China has shown that it possesses a certain state capacity that has been seriously eroded in the West, especially the Anglosphere. Political scientist Christopher Hood suggested thirty years ago, that ‘new public management’ was imposing cost-efficiencies at the expense of commitment to ‘honesty and fairness’, and the capacity for ‘reliability, adaptivity and robustness’. He asked presciently, ‘whether the emphasis on cost-cutting, contracting-out, compartmentalizing and top-slicing is compatible with safety culture at the front line. Some answers are now forthcoming – from the health services to the NBN. At bottom, there is an erosion of trust in government. It is not just the obvious decline in the capacity of states to deal with this crisis, but also of the social capacity to work collaboratively with trusted state authorities. China has both capacity and this trust; so too do the democracies of South Korea and Taiwan. A country does not need to be ‘authoritarian’ to act competently, but nor does being a ‘democracy’ guarantee that it will do so.
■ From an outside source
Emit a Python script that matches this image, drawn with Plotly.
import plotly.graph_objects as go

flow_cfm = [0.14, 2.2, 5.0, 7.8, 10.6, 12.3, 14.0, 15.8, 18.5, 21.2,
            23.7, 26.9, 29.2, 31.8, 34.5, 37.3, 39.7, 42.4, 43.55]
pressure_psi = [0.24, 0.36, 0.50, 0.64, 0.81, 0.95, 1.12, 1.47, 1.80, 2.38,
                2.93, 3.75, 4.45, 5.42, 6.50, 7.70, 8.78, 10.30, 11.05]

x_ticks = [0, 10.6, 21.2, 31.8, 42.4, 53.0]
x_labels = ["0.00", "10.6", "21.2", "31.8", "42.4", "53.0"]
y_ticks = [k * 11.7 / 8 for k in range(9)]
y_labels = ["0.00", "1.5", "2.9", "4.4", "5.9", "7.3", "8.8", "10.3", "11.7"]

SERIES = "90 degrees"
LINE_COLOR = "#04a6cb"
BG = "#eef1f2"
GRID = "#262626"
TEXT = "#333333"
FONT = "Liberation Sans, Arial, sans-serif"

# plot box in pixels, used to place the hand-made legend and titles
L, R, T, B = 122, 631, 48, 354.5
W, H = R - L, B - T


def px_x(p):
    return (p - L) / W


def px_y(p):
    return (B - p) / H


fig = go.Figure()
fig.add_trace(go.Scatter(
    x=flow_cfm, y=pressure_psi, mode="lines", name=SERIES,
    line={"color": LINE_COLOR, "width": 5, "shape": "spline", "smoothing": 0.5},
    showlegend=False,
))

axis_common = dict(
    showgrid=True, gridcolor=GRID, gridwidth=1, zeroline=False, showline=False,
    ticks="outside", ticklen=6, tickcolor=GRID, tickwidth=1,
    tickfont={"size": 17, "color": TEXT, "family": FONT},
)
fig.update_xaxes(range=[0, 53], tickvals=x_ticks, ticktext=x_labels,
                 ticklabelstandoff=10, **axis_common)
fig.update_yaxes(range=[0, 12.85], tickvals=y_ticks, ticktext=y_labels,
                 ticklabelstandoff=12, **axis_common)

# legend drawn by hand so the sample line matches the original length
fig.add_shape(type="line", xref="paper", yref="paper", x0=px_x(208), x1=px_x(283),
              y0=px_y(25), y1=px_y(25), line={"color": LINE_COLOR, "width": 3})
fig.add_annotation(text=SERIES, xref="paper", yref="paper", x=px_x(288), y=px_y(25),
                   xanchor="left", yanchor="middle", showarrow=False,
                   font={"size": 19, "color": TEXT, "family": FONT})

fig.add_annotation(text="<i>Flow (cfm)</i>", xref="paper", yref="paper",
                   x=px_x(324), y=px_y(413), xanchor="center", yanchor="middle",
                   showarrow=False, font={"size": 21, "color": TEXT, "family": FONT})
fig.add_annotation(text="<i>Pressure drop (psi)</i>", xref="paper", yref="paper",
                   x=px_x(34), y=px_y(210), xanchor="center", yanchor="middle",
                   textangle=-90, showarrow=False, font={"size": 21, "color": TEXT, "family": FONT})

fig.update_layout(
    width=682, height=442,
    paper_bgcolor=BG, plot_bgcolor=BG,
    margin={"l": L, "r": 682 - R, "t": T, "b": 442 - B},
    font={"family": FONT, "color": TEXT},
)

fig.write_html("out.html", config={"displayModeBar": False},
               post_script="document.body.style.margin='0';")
Underlying the hollowing out of the state has been the extension of the market to every nook and cranny of social, cultural and political life. It is now held as the very essence of the rational. In the China narrative the progress of ‘free’ market capitalism and democracyare as one; that things have not turned out as planned shows that these markets – state capitalism – cannot really be free. What this occludes is the growing sense in the West that capitalism and democracy are not always happy bedfellows. In fact, capitalism is quite happy to dispense with democracy when circumstances require. The current global crisis raises questions about every state’s (lack of) capacity to ensure the basic welfare of its citizens. This crisis thus connects us to China, because there too people are asking about how the system can be made more responsive to their needs, able to listen to their voices. This, it should now be clear by now, is not guaranteed by the bare mechanism of a party electoral system. A new compact between state and citizens is required, in both the West and China, and this challenge takes us beyond Us and Them.
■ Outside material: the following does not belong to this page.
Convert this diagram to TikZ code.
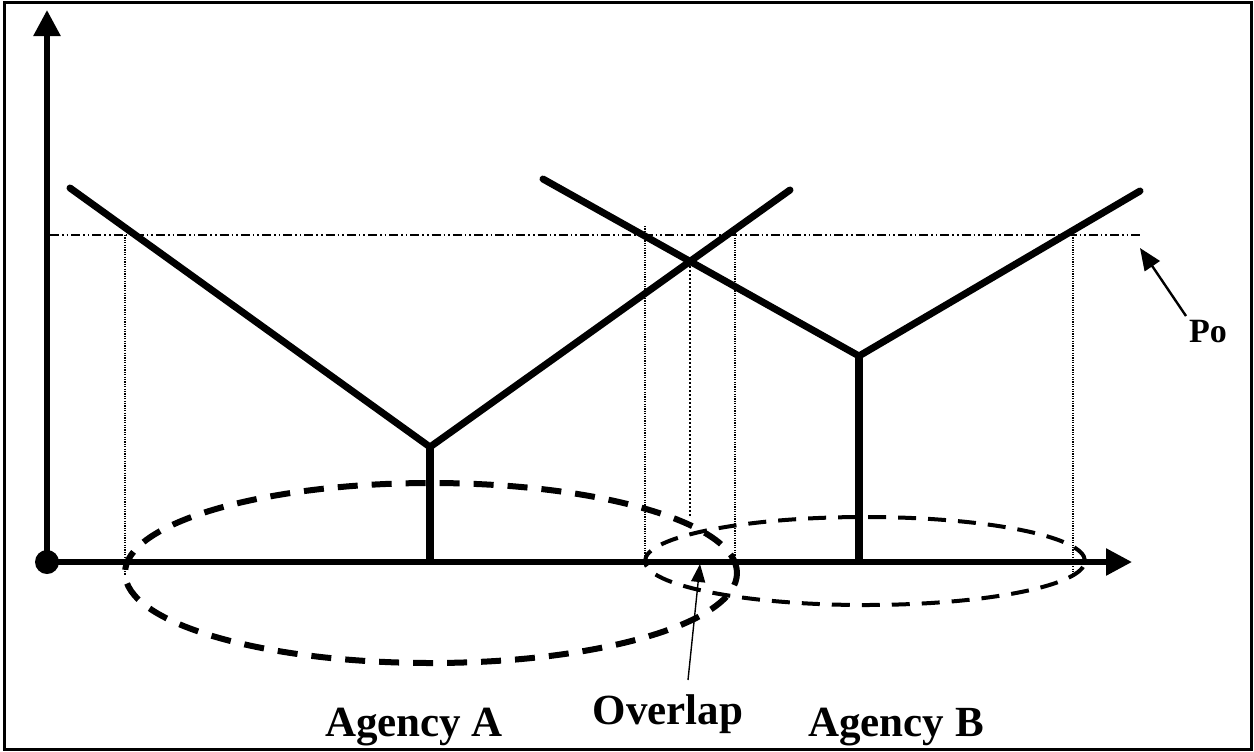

For right now the Thucydides trap has mis-sprung. It is China that is a global health leader, the capable state to which one might consider turning to for help, as the US fumbles its way into disaster. And the Party has made propaganda capitalout of it – right back at that coming out of the US and Australia. The task now is surely to step outside this binary and refuse to be told what our core values are by those who would wage cold and hot war against China. The world faces some profound challenges and China has its contribution to make, as do we.